GOAL OF THE EXERCISE: Omit every picture and return the rest of the data unaltered.
>> begin
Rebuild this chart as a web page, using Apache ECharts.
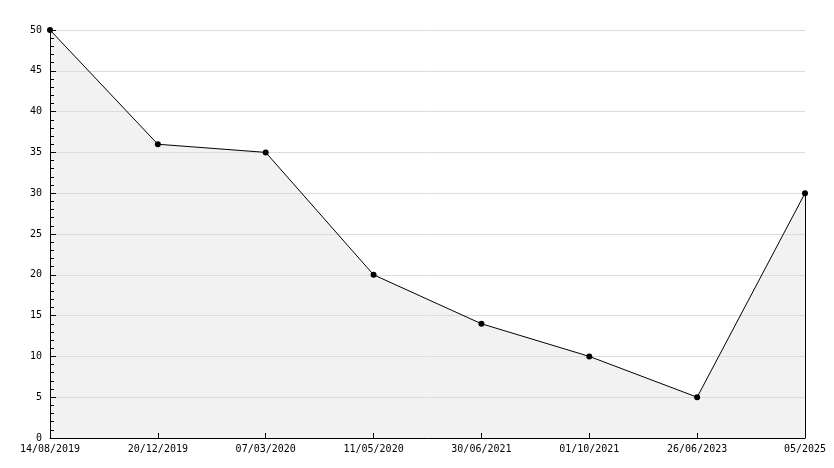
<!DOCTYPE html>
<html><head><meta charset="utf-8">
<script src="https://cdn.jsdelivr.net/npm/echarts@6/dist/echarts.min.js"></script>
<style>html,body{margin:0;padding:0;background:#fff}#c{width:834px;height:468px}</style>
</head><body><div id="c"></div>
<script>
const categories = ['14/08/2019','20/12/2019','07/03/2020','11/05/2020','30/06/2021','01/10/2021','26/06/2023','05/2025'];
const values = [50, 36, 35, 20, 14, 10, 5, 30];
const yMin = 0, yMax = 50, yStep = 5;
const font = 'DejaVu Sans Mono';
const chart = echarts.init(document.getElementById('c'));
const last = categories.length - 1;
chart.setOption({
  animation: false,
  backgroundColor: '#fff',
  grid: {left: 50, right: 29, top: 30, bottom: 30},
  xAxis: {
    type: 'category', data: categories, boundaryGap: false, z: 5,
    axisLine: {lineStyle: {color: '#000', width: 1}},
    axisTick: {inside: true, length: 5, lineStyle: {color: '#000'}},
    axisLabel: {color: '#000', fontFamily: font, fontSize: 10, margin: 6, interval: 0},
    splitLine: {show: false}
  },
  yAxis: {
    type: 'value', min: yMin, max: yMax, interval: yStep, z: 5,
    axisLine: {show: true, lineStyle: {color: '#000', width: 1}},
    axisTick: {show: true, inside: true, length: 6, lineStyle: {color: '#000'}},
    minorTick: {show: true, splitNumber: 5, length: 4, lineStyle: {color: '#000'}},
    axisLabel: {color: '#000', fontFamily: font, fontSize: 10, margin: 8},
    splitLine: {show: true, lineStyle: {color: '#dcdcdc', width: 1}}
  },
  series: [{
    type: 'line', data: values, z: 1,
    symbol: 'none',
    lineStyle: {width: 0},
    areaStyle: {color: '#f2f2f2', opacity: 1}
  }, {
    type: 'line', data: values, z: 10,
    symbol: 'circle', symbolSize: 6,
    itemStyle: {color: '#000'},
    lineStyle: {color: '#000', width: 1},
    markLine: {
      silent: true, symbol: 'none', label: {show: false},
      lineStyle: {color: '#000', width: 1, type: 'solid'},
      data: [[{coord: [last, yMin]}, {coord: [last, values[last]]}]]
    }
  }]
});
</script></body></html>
>> end
ANSWER IN FULL:
Rebuild this chart as a web page, using Apache ECharts.
<!DOCTYPE html>
<html><head><meta charset="utf-8">
<script src="https://cdn.jsdelivr.net/npm/echarts@6/dist/echarts.min.js"></script>
<style>html,body{margin:0;padding:0;background:#fff}#c{width:834px;height:468px}</style>
</head><body><div id="c"></div>
<script>
const categories = ['14/08/2019','20/12/2019','07/03/2020','11/05/2020','30/06/2021','01/10/2021','26/06/2023','05/2025'];
const values = [50, 36, 35, 20, 14, 10, 5, 30];
const yMin = 0, yMax = 50, yStep = 5;
const font = 'DejaVu Sans Mono';
const chart = echarts.init(document.getElementById('c'));
const last = categories.length - 1;
chart.setOption({
  animation: false,
  backgroundColor: '#fff',
  grid: {left: 50, right: 29, top: 30, bottom: 30},
  xAxis: {
    type: 'category', data: categories, boundaryGap: false, z: 5,
    axisLine: {lineStyle: {color: '#000', width: 1}},
    axisTick: {inside: true, length: 5, lineStyle: {color: '#000'}},
    axisLabel: {color: '#000', fontFamily: font, fontSize: 10, margin: 6, interval: 0},
    splitLine: {show: false}
  },
  yAxis: {
    type: 'value', min: yMin, max: yMax, interval: yStep, z: 5,
    axisLine: {show: true, lineStyle: {color: '#000', width: 1}},
    axisTick: {show: true, inside: true, length: 6, lineStyle: {color: '#000'}},
    minorTick: {show: true, splitNumber: 5, length: 4, lineStyle: {color: '#000'}},
    axisLabel: {color: '#000', fontFamily: font, fontSize: 10, margin: 8},
    splitLine: {show: true, lineStyle: {color: '#dcdcdc', width: 1}}
  },
  series: [{
    type: 'line', data: values, z: 1,
    symbol: 'none',
    lineStyle: {width: 0},
    areaStyle: {color: '#f2f2f2', opacity: 1}
  }, {
    type: 'line', data: values, z: 10,
    symbol: 'circle', symbolSize: 6,
    itemStyle: {color: '#000'},
    lineStyle: {color: '#000', width: 1},
    markLine: {
      silent: true, symbol: 'none', label: {show: false},
      lineStyle: {color: '#000', width: 1, type: 'solid'},
      data: [[{coord: [last, yMin]}, {coord: [last, values[last]]}]]
    }
  }]
});
</script></body></html>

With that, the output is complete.